Instagram: rachelle_reichert

Website: http://rachellereichert.com

Bio: Rachelle Reichert lives and works in the San Francisco Bay Area. Artwork and research are included in many public and private collections, including the Center for Art + Environment at the Nevada Museum of Art, San Francisco Museum of Modern Art Archive, School of the Art Institute of Chicago Library, Meta, Google and Adobe. Her work has been reviewed and published in the San Francisco Chronicle, Make: Magazine, California Home and Design, and New American Paintings. Select exhibitions include the UNLV Marjorie Barrick Museum, Contemporary Jewish Museum, Center for Contemporary Art at Pacific Northwest College of Art, Anglim Gilbert Gallery, German Consulate in New York City, and Mills College Art Museum. Her artwork has been presented at the California Climate Change Symposium, San Francisco State of the Estuary Conference, and the American Geophysical Union Meeting. Rachelle earned her MFA from Mills College in Oakland, CA and a BFA from Boston University.

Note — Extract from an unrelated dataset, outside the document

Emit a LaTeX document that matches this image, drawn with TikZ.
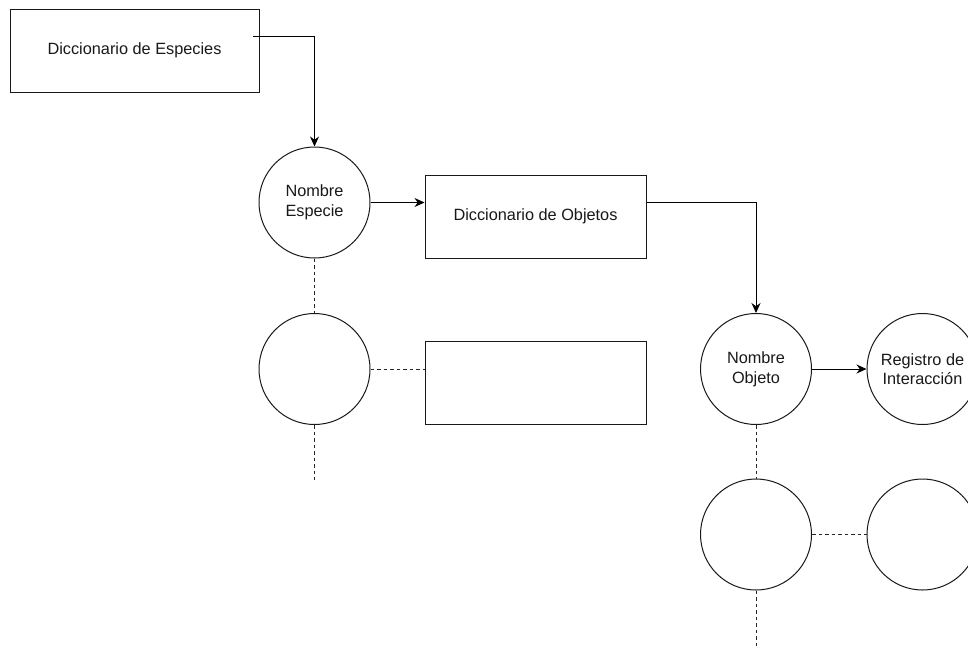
\documentclass[tikz,border=0pt]{standalone}
\usepackage{fontspec}
\setmainfont{Liberation Sans}
\usetikzlibrary{arrows.meta}
\begin{document}
\begin{tikzpicture}[x=1pt,y=-1pt,
  every node/.style={font=\fontsize{16.3}{19.6}\selectfont, text=black!90, align=center},
  boxnode/.style={draw=black!90, line width=1pt, rectangle, inner sep=0pt},
  circnode/.style={draw=black!90, line width=1pt, circle, inner sep=0pt, minimum size=111pt},
  arr/.style={draw=black, line width=1pt, -{Stealth[length=10pt,width=9pt]}},
  dashline/.style={draw=black!85, line width=1pt, dash pattern=on 3.5pt off 3pt}]
\useasboundingbox (0,0) rectangle (968,646);
\clip (0,0) rectangle (968,646);
\fill[white] (0,0) rectangle (968,646);
% boxes
\node[boxnode, minimum width=249pt, minimum height=83pt] (b1) at (134.5,50.5) {Diccionario de Especies};
\node[boxnode, minimum width=221pt, minimum height=83pt] (b2) at (535.5,216.5) {Diccionario de Objetos};
\node[boxnode, minimum width=221pt, minimum height=83pt] (b3) at (535.5,382.5) {};
% circles
\node[circnode] (c1) at (314.5,202.5) {Nombre\\Especie};
\node[circnode] (c2) at (314.5,369) {};
\node[circnode] (c3) at (756,369) {Nombre\\Objeto};
\node[circnode] (c4) at (922.5,369) {Registro de\\Interacción};
\node[circnode] (c5) at (756,534.5) {};
\node[circnode] (c6) at (922.5,534.5) {};
% free ends
\coordinate (s1) at (253,36.7);
\coordinate (e1) at (314.5,480);
\coordinate (e2) at (756,646);
% solid arrows
\draw[arr] (s1) -| (c1.north);
\draw[arr] (c1.east) -- (b2.west |- c1.east);
\draw[arr] (b2.east |- c1.east) -| (c3.north);
\draw[arr] (c3.east) -- (c4.west);
% dashed links
\draw[dashline] (c1.south) -- (c2.north);
\draw[dashline] (c2.east) -- (b3.west |- c2.east);
\draw[dashline] (c2.south) -- (e1);
\draw[dashline] (c3.south) -- (c5.north);
\draw[dashline] (c5.east) -- (c6.west);
\draw[dashline] (c5.south) -- (e2);
\end{tikzpicture}
\end{document}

Statement: Rachelle Reichert is a visual artist and art educator based in the San Francisco Bay Area, California. Reichert is interested in the materials that shape our world and their connection to greater cosmic forces. Through her research-based practice, she creates artworks out of and inspired by natural industrial materials like salt, lithium and graphite while exploring the specific sites in which the material has been extracted. She researches extraction sites from above, through satellite imagery such as Google Earth, Landsat images, and private earth-imaging software, and from below, collecting salt from the San Francisco Bay, and visiting new sites of lithium extraction in the American West. The result of this visual research is photo realistic drawings of extraction zones, mixed media works on panel, photography, artist books, and sculptures that reveal ongoing and future forms of land-use. Her artworks seek to retrieve a disembodied view of the shared planet to create personal understanding of the human impact on the earth.